Oats, Grains, and Flours: I can’t say enough good things about Bob’s Red Mill brand. They have impeccable processing procedures and we’ve had excellent success with everything we’ve tried from them–almond flour, sorghum flour, sweet rice flour, brown rice flour, white rice flour, xanthan gum, and every variety of gluten free oats they carry. We order in bulk from Amazon for the best prices. Trader Joe’s also recently started carrying GF old fashioned oats and carries a great, inexpensive almond meal. Update: Chex has a great new line of GF oats out that I can find at almost any grocery store or Target.

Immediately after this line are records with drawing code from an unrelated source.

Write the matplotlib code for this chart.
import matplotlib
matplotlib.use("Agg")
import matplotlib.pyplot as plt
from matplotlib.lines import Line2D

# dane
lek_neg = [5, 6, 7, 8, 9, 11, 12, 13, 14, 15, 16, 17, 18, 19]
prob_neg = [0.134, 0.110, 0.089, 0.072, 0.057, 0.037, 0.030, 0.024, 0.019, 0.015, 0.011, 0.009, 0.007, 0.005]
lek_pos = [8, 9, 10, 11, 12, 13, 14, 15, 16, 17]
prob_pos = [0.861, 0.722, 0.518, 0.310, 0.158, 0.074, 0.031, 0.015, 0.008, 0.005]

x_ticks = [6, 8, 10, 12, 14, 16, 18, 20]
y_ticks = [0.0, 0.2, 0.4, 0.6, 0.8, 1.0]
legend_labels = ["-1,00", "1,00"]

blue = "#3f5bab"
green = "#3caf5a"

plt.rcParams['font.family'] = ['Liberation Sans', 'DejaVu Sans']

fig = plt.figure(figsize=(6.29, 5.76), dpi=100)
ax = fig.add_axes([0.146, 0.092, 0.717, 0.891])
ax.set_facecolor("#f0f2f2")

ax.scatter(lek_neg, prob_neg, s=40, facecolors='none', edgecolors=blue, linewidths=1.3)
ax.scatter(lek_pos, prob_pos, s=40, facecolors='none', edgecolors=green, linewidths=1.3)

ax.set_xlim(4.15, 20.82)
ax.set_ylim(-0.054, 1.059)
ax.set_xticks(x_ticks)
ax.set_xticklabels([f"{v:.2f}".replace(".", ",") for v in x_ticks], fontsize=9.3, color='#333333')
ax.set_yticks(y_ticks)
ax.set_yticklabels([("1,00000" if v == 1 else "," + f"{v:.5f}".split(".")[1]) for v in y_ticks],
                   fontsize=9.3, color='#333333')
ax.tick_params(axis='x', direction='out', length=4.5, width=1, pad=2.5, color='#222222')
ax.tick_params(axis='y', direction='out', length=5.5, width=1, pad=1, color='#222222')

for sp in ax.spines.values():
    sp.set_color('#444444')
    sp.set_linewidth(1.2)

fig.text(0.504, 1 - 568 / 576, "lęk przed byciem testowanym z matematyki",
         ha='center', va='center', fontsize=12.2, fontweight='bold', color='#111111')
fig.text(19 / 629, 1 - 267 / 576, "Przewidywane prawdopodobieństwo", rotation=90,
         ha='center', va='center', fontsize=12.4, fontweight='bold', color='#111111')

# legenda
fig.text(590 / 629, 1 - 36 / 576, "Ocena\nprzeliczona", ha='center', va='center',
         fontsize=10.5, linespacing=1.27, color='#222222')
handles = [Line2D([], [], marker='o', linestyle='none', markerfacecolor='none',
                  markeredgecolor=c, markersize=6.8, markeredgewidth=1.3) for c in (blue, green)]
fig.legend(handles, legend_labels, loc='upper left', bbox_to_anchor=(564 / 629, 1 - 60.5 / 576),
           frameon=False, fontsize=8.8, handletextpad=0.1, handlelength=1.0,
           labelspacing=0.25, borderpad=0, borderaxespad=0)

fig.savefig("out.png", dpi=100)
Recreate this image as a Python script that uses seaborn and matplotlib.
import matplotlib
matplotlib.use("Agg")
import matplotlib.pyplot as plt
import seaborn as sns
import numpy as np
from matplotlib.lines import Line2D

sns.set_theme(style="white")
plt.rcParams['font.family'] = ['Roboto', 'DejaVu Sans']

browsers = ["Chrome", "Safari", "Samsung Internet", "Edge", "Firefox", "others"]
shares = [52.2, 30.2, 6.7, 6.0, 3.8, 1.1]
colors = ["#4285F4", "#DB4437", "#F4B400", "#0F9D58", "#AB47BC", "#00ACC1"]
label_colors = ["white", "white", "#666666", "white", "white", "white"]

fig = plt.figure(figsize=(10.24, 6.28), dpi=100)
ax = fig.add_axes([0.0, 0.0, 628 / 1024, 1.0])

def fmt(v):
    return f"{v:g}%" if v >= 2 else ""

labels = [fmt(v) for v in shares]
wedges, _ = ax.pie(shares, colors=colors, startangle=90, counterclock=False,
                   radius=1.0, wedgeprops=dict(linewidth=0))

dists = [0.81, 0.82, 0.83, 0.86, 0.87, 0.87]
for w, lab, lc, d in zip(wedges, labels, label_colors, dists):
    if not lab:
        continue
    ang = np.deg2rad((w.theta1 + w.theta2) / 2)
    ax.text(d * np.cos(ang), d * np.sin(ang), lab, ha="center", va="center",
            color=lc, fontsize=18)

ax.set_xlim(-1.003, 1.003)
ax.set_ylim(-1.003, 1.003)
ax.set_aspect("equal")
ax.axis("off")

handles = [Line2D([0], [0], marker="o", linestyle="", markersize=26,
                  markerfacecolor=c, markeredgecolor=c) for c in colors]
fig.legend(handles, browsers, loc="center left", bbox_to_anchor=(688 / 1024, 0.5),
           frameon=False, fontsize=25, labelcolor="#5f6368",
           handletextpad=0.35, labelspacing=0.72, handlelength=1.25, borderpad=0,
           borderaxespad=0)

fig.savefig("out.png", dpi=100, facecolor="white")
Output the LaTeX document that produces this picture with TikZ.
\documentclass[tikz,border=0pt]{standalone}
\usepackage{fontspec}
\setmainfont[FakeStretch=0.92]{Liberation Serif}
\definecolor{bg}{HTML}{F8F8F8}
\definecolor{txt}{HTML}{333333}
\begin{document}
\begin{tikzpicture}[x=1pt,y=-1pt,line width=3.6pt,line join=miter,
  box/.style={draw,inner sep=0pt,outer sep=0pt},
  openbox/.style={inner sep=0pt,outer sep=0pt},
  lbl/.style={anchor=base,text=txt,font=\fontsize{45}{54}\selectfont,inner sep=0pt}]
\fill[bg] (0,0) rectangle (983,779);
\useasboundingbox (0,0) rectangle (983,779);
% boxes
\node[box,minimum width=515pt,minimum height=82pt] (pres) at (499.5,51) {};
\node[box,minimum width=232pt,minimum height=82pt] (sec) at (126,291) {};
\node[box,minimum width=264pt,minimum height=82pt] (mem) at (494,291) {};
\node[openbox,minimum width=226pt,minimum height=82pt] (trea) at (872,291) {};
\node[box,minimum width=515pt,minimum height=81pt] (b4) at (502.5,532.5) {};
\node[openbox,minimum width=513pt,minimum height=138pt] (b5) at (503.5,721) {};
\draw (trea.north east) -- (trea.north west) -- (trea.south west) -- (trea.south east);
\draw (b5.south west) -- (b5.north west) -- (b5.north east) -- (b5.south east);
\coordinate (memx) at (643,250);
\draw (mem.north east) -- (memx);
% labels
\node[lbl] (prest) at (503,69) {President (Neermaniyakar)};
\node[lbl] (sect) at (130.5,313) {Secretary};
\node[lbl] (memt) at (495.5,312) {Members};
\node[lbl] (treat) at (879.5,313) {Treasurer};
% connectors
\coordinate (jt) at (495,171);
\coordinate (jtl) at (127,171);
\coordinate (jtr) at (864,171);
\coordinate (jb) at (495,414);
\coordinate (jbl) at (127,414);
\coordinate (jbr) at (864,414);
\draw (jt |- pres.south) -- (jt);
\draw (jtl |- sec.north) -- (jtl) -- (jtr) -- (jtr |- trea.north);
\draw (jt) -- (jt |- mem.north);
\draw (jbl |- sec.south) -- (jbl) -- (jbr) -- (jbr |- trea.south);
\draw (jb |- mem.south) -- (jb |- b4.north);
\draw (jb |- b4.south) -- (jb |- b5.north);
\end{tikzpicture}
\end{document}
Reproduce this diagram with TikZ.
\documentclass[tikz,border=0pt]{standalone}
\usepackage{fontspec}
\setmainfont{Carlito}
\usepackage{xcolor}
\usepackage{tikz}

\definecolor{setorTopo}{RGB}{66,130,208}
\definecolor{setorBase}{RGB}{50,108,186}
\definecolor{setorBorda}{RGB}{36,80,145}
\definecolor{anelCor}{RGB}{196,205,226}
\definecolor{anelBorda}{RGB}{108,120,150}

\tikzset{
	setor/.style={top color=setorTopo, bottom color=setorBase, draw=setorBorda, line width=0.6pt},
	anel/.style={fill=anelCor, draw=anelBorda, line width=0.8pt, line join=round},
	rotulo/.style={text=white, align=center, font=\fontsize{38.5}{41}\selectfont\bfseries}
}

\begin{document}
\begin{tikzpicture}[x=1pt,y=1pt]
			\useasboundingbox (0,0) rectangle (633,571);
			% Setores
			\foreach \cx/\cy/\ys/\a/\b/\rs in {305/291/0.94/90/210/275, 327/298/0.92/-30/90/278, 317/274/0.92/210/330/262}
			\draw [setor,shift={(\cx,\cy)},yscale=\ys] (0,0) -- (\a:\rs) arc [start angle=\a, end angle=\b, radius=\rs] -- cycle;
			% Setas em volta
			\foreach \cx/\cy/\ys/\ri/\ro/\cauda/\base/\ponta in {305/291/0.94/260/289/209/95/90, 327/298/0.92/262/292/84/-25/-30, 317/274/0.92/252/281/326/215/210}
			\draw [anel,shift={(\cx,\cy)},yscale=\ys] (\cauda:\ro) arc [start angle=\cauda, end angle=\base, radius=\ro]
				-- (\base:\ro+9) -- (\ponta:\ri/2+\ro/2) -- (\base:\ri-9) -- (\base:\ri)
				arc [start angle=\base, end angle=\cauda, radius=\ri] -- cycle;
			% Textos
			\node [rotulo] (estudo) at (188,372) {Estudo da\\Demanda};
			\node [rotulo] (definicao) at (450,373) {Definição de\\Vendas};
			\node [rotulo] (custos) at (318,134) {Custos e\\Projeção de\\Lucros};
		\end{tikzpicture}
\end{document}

Pasta: I’ve tried brown rice pasta, rice pasta, and rice pasta blends. We like brown rice pasta best. As for brand, most of my GF friends prefer Tinkyada brand. I very much like Tinkyada, but I’ve found most brands are pretty much the same. Be sure to follow the cooking directions on each package, as different thicknesses, blends, and brands cook differently. (p.s. I know there are lots of quinoa pastas out there. I just haven’t tried them yet. Have a favorite? Leave me a note in the comments!)
Sausage: Applegate, Aidell’s, and Trader Joes’ are all transparent in their labeling. You’ll be able to tell clearly on the package what is safe and what isn’t. I like that most varieties of all three brands are also free of nitrates and other additives and fillers.
- Kinnikinnik animal crackers (chocolate, vanilla, and graham) as well as K-Toos (a gluten/dairy free Oreo).
- Kinnikinnik graham crackers. They’re a bit soft and taste like graham crackers should.
- Trader Joe’s gluten free Joe-Joe’s (another Oreo-type cookie).
- Glutino makes my favorite pretzels. Ener-G makes a good one too, if that’s all you can find.
- Lundberg makes several varieties of rice cakes that we like. Their lightly salted is my fave.
- Many brands of chips are naturally gluten free. Most Lay’s, most Boulder Canyon, and most Tostito’s are safe. Many kinds of kettle chips and tortilla chips are safe. Labeling tends to be pretty easy to navigate with chips.
Spices & Seasoning Blends: McCormick is transparent in their labeling. You can tell by reading their seasonings and seasoning packets whether something contains gluten. They don’t hide anything under “natural flavorings.” I really love Simply Organic spices too.
Tortillas: Mission makes GF corn tortillas. READ the labels, as only certain varieties of corn tortillas are gluten free. If you’re looking for a flour tortilla alternative, we haven’t found a pliable one yet. They all break and tear.